Informé de tous de ces détails, Louis XIV, qui se doutait bien qu’après s’être emparés de Philippsbourg, ses ennemis feraient de grands efforts au début de la campagne qui allait s’ouvrir du côté de l’Alsace et de la Lorraine, résolut fort habilement de commencer de bonne heure ses opérations en Flandre, afin qu’après y avoir fait quelques conquêtes, il eût le temps d’envoyer en Allemagne des renforts de troupes[1] . Au surplus tout engageait le roi à faire diligence; le 21 mars, quatre jours seulement après la prise de Valenciennes, M. de Perthuis écrivait de Gourtray : « Il vient d’arriver douze mille Hollandais qui sont campés entre Gand et Bruges, près du canal.
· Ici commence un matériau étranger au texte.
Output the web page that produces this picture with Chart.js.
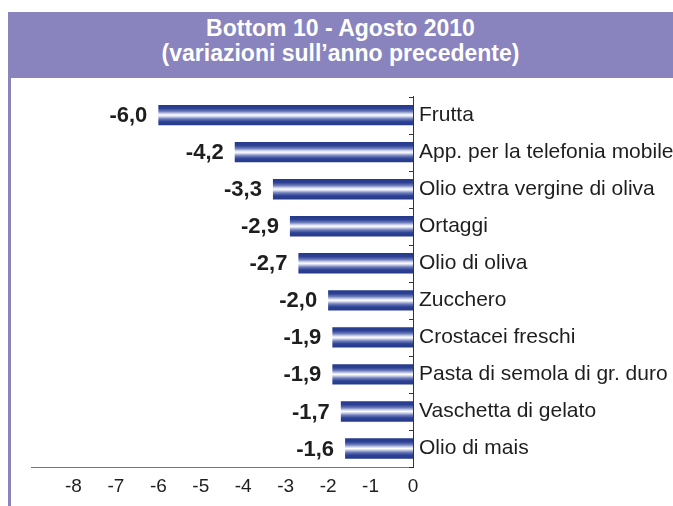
<!DOCTYPE html>
<html>
<head>
<meta charset="utf-8">
<script src="https://cdn.jsdelivr.net/npm/chart.js@4/dist/chart.umd.min.js"></script>
<style>
  body { margin: 0; background: #fff; }
  #wrap { position: relative; width: 673px; height: 506px; overflow: hidden; }
  #band {
    position: absolute; left: 8px; top: 12px; width: 665px; height: 66px;
    background: #8983be; color: #fff; text-align: center;
    font: bold 23px "Liberation Sans", Arial, sans-serif; line-height: 25px;
    padding-top: 4px; box-sizing: border-box;
  }
  #leftLine { position: absolute; left: 8px; top: 78px; width: 3px; height: 428px; background: #8983be; }
  #box { position: absolute; left: 0; top: 78px; width: 673px; height: 428px; }
</style>
</head>
<body>
<div id="wrap">
  <div id="band">Bottom 10 - Agosto 2010<br>(variazioni sull’anno precedente)</div>
  <div id="leftLine"></div>
  <div id="box"><canvas id="bottomChart"></canvas></div>
</div>
<script>
const categories = [
  "Frutta",
  "App. per la telefonia mobile",
  "Olio extra vergine di oliva",
  "Ortaggi",
  "Olio di oliva",
  "Zucchero",
  "Crostacei freschi",
  "Pasta di semola di gr. duro",
  "Vaschetta di gelato",
  "Olio di mais",
];
const variations = [-6.0, -4.2, -3.3, -2.9, -2.7, -2.0, -1.9, -1.9, -1.7, -1.6];
const xTicks = [-8, -7, -6, -5, -4, -3, -2, -1, 0];

const BAR_PCT = 0.55;

const barGradient = (ctx) => {
  const chart = ctx.chart;
  const y = chart.scales && chart.scales.y;
  if (!y || ctx.dataIndex === undefined || !chart.chartArea) return "#2b3d8f";
  const cy = y.getPixelForValue(ctx.dataIndex);
  const h = (y.height / categories.length) * BAR_PCT;
  const g = chart.ctx.createLinearGradient(0, cy - h / 2, 0, cy + h / 2);
  g.addColorStop(0, "#25398b");
  g.addColorStop(0.18, "#2d4294");
  g.addColorStop(0.32, "#6f7ebc");
  g.addColorStop(0.42, "#c9cfe8");
  g.addColorStop(0.5, "#ffffff");
  g.addColorStop(0.58, "#c9cfe8");
  g.addColorStop(0.68, "#6f7ebc");
  g.addColorStop(0.82, "#2d4294");
  g.addColorStop(1, "#25398b");
  return g;
};

const valueLabels = {
  id: "valueLabels",
  afterDatasetsDraw(chart) {
    const c = chart.ctx;
    const meta = chart.getDatasetMeta(0);
    c.save();
    c.font = "bold 22px 'Liberation Sans', Arial, sans-serif";
    c.fillStyle = "#1e1e1e";
    c.textAlign = "right";
    c.textBaseline = "middle";
    meta.data.forEach((bar, i) => {
      const txt = variations[i].toFixed(1).replace(".", ",");
      c.fillText(txt, bar.x - 11, bar.y + 1);
    });
    // small tick marks on the category axis, inside the plot
    const y = chart.scales.y;
    const x0 = chart.scales.x.getPixelForValue(0);
    c.strokeStyle = "#333";
    c.lineWidth = 1;
    for (let i = 0; i <= categories.length; i++) {
      const py = Math.round(y.getPixelForValue(i - 0.5)) + 0.5;
      c.beginPath();
      c.moveTo(x0 - 4, py);
      c.lineTo(x0, py);
      c.stroke();
    }
    c.restore();
  },
};

document.addEventListener("DOMContentLoaded", () => {
  const ctx = document.getElementById("bottomChart").getContext("2d");
  new Chart(ctx, {
    type: "bar",
    data: {
      labels: categories,
      datasets: [
        {
          data: variations,
          backgroundColor: barGradient,
          borderWidth: 0,
          barPercentage: BAR_PCT,
          categoryPercentage: 1,
        },
      ],
    },
    options: {
      indexAxis: "y",
      responsive: true,
      maintainAspectRatio: false,
      animation: false,
      layout: { padding: { left: 31, top: 17, right: 0, bottom: 0 } },
      plugins: { legend: { display: false }, tooltip: { enabled: false }, title: { display: false } },
      scales: {
        x: {
          min: -9,
          max: 0,
          afterFit: (s) => { s.height = 39; },
          afterBuildTicks: (s) => { s.ticks = xTicks.map((v) => ({ value: v })); },
          grid: { display: false, drawTicks: false },
          border: { display: true, color: "#777", width: 1 },
          ticks: {
            padding: 8,
            color: "#1e1e1e",
            font: { family: "'Liberation Sans', Arial, sans-serif", size: 19 },
            callback: (v) => String(v),
          },
        },
        y: {
          position: "right",
          afterFit: (s) => { s.width = 260; },
          grid: { display: false, drawTicks: false },
          border: { display: true, color: "#333", width: 1 },
          ticks: {
            padding: 6,
            color: "#1e1e1e",
            autoSkip: false,
            font: { family: "'Liberation Sans', Arial, sans-serif", size: 21 },
          },
        },
      },
    },
    plugins: [valueLabels],
  });
});
</script>
</body>
</html>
Jamais plan de campagne ne fut mieux conçu, plus soigneusement préparé, exécuté d’une façon plus brillante. Arrivé à la censé d’Urtubise, petite métairie tout près de Valenciennes, Louvois informait Louis XIV de l’investissement de la place, qui s’opéra avec la rapidité de l’éclair par les troupes de M. de Montai, lieutenant-général, et par celles du maréchal duc de Luxembourg. Louvois avait eu soin d’envoyer, comme de raison, des ordres aux gouverneurs des villes fortes pour pourvoir à la sûreté des passages et des routes que le roi et Monsieur devaient suivre pour se rendre à l’armée. Le maréchal d’Humières, chargé du commandement des troupes destinées à servir sous les ordres du duc d’Orléans, vint camper à Mézières-sous-Mons, et fit occuper les avenues de cette place, afin d’empêcher l’arrivée des secours qu’on chercherait à en tirer pour Valenciennes. Quelques extraits de la curieuse correspondance de Louvois nous le montrent fort préoccupé de cette pensée.
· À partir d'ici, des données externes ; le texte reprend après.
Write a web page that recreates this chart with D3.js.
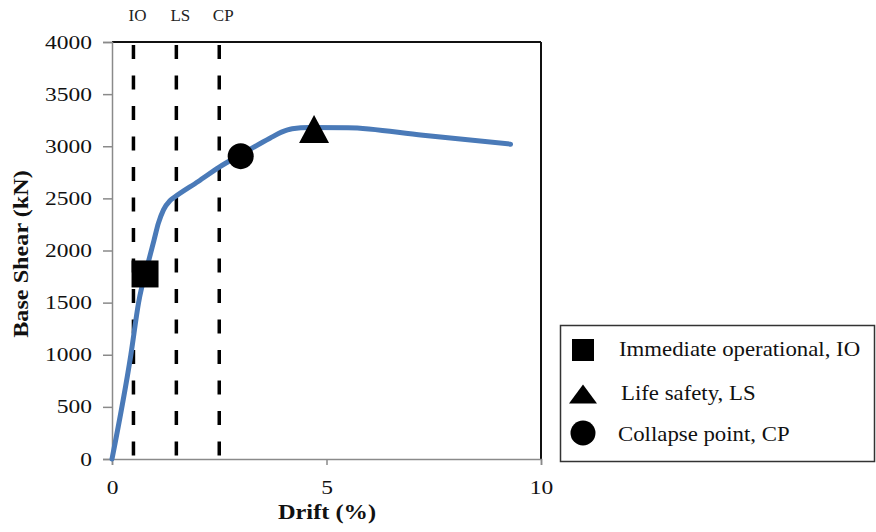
<!DOCTYPE html>
<html>
<head>
<meta charset="utf-8">
<script src="https://cdn.jsdelivr.net/npm/d3@7/dist/d3.min.js"></script>
<style>
  html, body { margin: 0; padding: 0; background: #fff; }
  svg { display: block; }
  text { font-family: "Liberation Serif", "Times New Roman", serif; fill: #111; }
</style>
</head>
<body>
<svg id="chart" width="876" height="532"></svg>
<script>
// Pushover curve: drift (%) vs base shear (kN)
const drift = [0, 0.44, 0.62, 0.86, 0.98, 1.08, 1.20, 1.35, 1.47, 2.01, 2.5, 3.0, 3.68, 3.95, 4.2, 4.6, 5.5, 7.25, 9.29];
const shear = [0, 1000, 1500, 1910, 2100, 2260, 2390, 2478, 2515, 2662, 2800, 2920, 3077, 3135, 3168, 3180, 3178, 3105, 3020];

// Performance levels (vertical dashed limits)
const limitNames = ["IO", "LS", "CP"];
const limitDrift = [0.5, 1.5, 2.5];

// Performance points on the curve
const pointNames = ["Immediate operational, IO", "Life safety, LS", "Collapse point, CP"];
const pointShapes = ["square", "triangle", "circle"];
const pointDrift = [0.77, 4.71, 3.0];
const pointShear = [1775, 3165, 2905];

// Axis ticks
const xTicks = [0, 5, 10];
const yTicks = [0, 500, 1000, 1500, 2000, 2500, 3000, 3500, 4000];

const svg = d3.select("#chart");
const plotLeft = 112, plotRight = 541, plotTop = 42, plotBottom = 459;

const x = d3.scaleLinear().domain([0, 10]).range([plotLeft, plotRight]);
const y = d3.scaleLinear().domain([0, 4000]).range([plotBottom, plotTop]);

// Frame: top and right borders are black, axes are grey
svg.append("line").attr("x1", plotLeft).attr("x2", plotRight).attr("y1", plotTop).attr("y2", plotTop)
  .attr("stroke", "#111").attr("stroke-width", 2);
svg.append("line").attr("x1", plotRight).attr("x2", plotRight).attr("y1", plotTop).attr("y2", plotBottom)
  .attr("stroke", "#111").attr("stroke-width", 2);

// Y axis
const yAxis = d3.axisLeft(y).tickValues(yTicks).tickSize(9).tickPadding(0).tickFormat(d3.format("d"));
const gy = svg.append("g").attr("transform", `translate(${plotLeft},0)`).call(yAxis);
gy.select(".domain").attr("stroke", "#8a8a8a").attr("stroke-width", 1.5);
gy.selectAll(".tick line").attr("stroke", "#8a8a8a").attr("stroke-width", 1.5);
gy.selectAll(".tick text").remove();
gy.selectAll(".tick").append("text")
  .attr("transform", "translate(-20,6) scale(1.27,1)")
  .attr("text-anchor", "end")
  .style("font-size", "18.5px")
  .text(d => d);

// X axis
const xAxis = d3.axisBottom(x).tickValues(xTicks).tickSize(6).tickPadding(0);
const gx = svg.append("g").attr("transform", `translate(0,${plotBottom})`).call(xAxis);
gx.select(".domain").attr("stroke", "#8a8a8a").attr("stroke-width", 1.5);
gx.selectAll(".tick line").attr("stroke", "#8a8a8a").attr("stroke-width", 1.5);
gx.selectAll(".tick text").remove();
gx.selectAll(".tick").append("text")
  .attr("transform", "translate(0,35) scale(1.27,1)")
  .attr("text-anchor", "middle")
  .style("font-size", "18.5px")
  .text(d => d);

// Axis titles
svg.append("text")
  .attr("transform", "translate(327,519) scale(1.22,1)")
  .attr("text-anchor", "middle")
  .style("font-size", "20px").style("font-weight", "bold")
  .text("Drift (%)");
svg.append("text")
  .attr("transform", "translate(28,254) rotate(-90) scale(1.21,1)")
  .attr("text-anchor", "middle")
  .style("font-size", "20px").style("font-weight", "bold")
  .text("Base Shear (kN)");

// Dashed performance limits with labels above the plot
const limits = svg.append("g");
limitNames.forEach((name, i) => {
  limits.append("line")
    .attr("x1", x(limitDrift[i])).attr("x2", x(limitDrift[i]))
    .attr("y1", plotTop + 3).attr("y2", plotBottom)
    .attr("stroke", "#000").attr("stroke-width", 3.5)
    .attr("stroke-dasharray", "14,16.5");
  limits.append("text")
    .attr("x", x(limitDrift[i]) + 4).attr("y", 21)
    .attr("text-anchor", "middle")
    .style("font-size", "17px").style("fill", "#222")
    .text(name);
});

// Pushover curve
const curve = drift.map((d, i) => [d, shear[i]]);
svg.append("path")
  .datum(curve)
  .attr("fill", "none")
  .attr("stroke", "#4a7ab8")
  .attr("stroke-width", 5)
  .attr("stroke-linejoin", "round")
  .attr("stroke-linecap", "round")
  .attr("d", d3.line().x(d => x(d[0])).y(d => y(d[1])).curve(d3.curveMonotoneX));

// Marker shapes
function markerPath(shape, s) {
  const p = d3.path();
  if (shape === "square") {
    p.rect(-s.w / 2, -s.h / 2, s.w, s.h);
  } else if (shape === "triangle") {
    p.moveTo(0, -s.h / 2); p.lineTo(s.w / 2, s.h / 2); p.lineTo(-s.w / 2, s.h / 2); p.closePath();
  } else {
    p.arc(0, 0, s.w / 2, 0, 2 * Math.PI);
  }
  return p.toString();
}
const plotSize = { square: { w: 27, h: 27 }, triangle: { w: 30, h: 28 }, circle: { w: 26, h: 26 } };
const legendSize = { square: { w: 22, h: 22 }, triangle: { w: 28, h: 19 }, circle: { w: 25, h: 25 } };

pointShapes.forEach((shape, i) => {
  svg.append("path")
    .attr("transform", `translate(${x(pointDrift[i])},${y(pointShear[i])})`)
    .attr("d", markerPath(shape, plotSize[shape]))
    .attr("fill", "#000");
});

// Legend
const legend = svg.append("g");
legend.append("rect")
  .attr("x", 560.5).attr("y", 325.5).attr("width", 314).attr("height", 136)
  .attr("fill", "#fff").attr("stroke", "#333").attr("stroke-width", 1.5);
const legendY = [350, 394, 433];
const legendBase = [356, 400, 441];
pointShapes.forEach((shape, i) => {
  legend.append("path")
    .attr("transform", `translate(583,${legendY[i]})`)
    .attr("d", markerPath(shape, legendSize[shape]))
    .attr("fill", "#000");
  legend.append("text")
    .attr("transform", `translate(${[619, 621, 618][i]},${legendBase[i]}) scale(1.14,1)`)
    .style("font-size", "20px")
    .text(pointNames[i]);
});
</script>
</body>
</html>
M. de Montal écrivait à Louvois le 1er mars, au Quesnoy, à huit heures du matin : « Monseigneur, je reçois votre lettre d’hyer au sujet des trois cents hommes de Saint-Sauve et du pain de munition. Je monte à cheval, et l’investissement sera exécuté comme vous l’ordonnez. » Le 1er mars aussi, le maréchal d’Humières rendait compte au ministre qu’il avait entouré Mons de manière à faire croire à l’intention des Français d’assiéger la ville, et cela dans la pensée d’empêcher les Hollandais d’envoyer du secours à Valenciennes. Le 2 mars, le marquis de Quincy écrivait de Villers qu’il avait pris des mesures analogues pour ôter à la garnison de Cambrai l’envie de jeter des renforts dans la place que se disposait à assiéger le roi.

  1. On sait de quelle manière le maréchal de Créquy remplissait les vues de Louis XIV dans le courant de l’année, et traitait l’armée du duc de Lorraine.